I’m finding that a bit ironic at the moment, since Sexualities is published by SAGE, which has been accused twice in recent years been accused of exerting editorial control of journals they publish in order to make changes in the kind of content the journals contain. I wrote about the first of these instances involving the journal Political Theory back in 2009 in Library Journal, entirely unsure what had actually happened because nobody would talk about it on the record. Among the rumors floated was that it was an economic decision gone awry, that SAGE wanted to change editors in order to direct the journal’s content into an area more likely to jazz up its impact factor and its profitability. There’s no way to know, since the new editor brought in by SAGE resigned as soon as he realized the editorial board was caught by surprise and not entirely happy they had not been consulted. The rest is silence.

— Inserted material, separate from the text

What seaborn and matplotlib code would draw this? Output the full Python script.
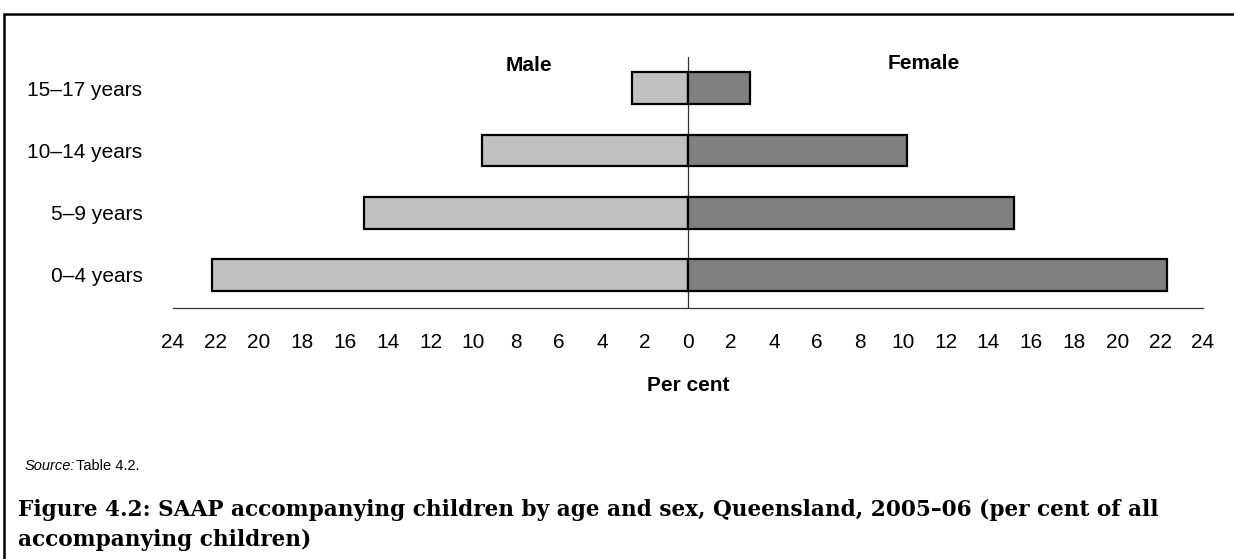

This week brings another SAGE journal into the news, but in this case things are a little less mysterious. Over twenty members of the editorial board of Organization & Environment have resigned to protest what they call a “hostile takeover” – SAGE’s decision to associate what had been a journal largely devoted to eco-social critique and an interdisciplinary focus on environmental sociology with a European group that is concerned with “sustainability management” – which, for those of us unfamiliar with these crosscurrents, is apparently more of a business management approach to environmental issues. The resigning members of the board contest SAGE’s claim that they are merely broadening the focus and readership of the journal in order to make it better, and accuse the publisher of “a gross infringement of academic freedom, scientific ethics, and intellectual responsibility.”

Who, indeed, controls journals? Clearly, large corporations that legally own them and their content can do what they will, and that includes changing the leadership and the editorial direction of an established journal for whatever reason they may have. Whatever the publisher’s actual motivation, the resignation of so many members of an editorial board suggest it was a significant change of direction.

Full disclosure: I have my issues with SAGE. They sued Georgia State over their e-reserves policy (and lost, and are appealing). They jacked up the price of our already-expensive journal package by 25% this year without warning. In this economic climate, profits are apparently more important than broad access to the scholarly record. I have no problem with whoever is new on the board of this journal publishing whatever research they want to publish. But in this instance, I really question whether moving in and inhabiting the shell of an established journal was the appropriate way to go. A lot of the existing board feels their work in creating a strong presence and reputation has been coopted to support a different kind of scholarship, a kind that they feel runs contrary to their values and concerns. I don’t blame them for being angry.

But you know, this is kind of inevitable. Every time we sign over our copyrights to corporations, every time we donate our labor to publishers whose mission may not actually align with those of our disciplines, we’re abdicating our control – and, one could argue, our responsibility. We’re giving businesses a free hand with academic knowledge. We don’t have to do that. This is just one more reason to question our traditional practices in an era when big businesses own and control access to a huge amount of the knowledge scholars created to share.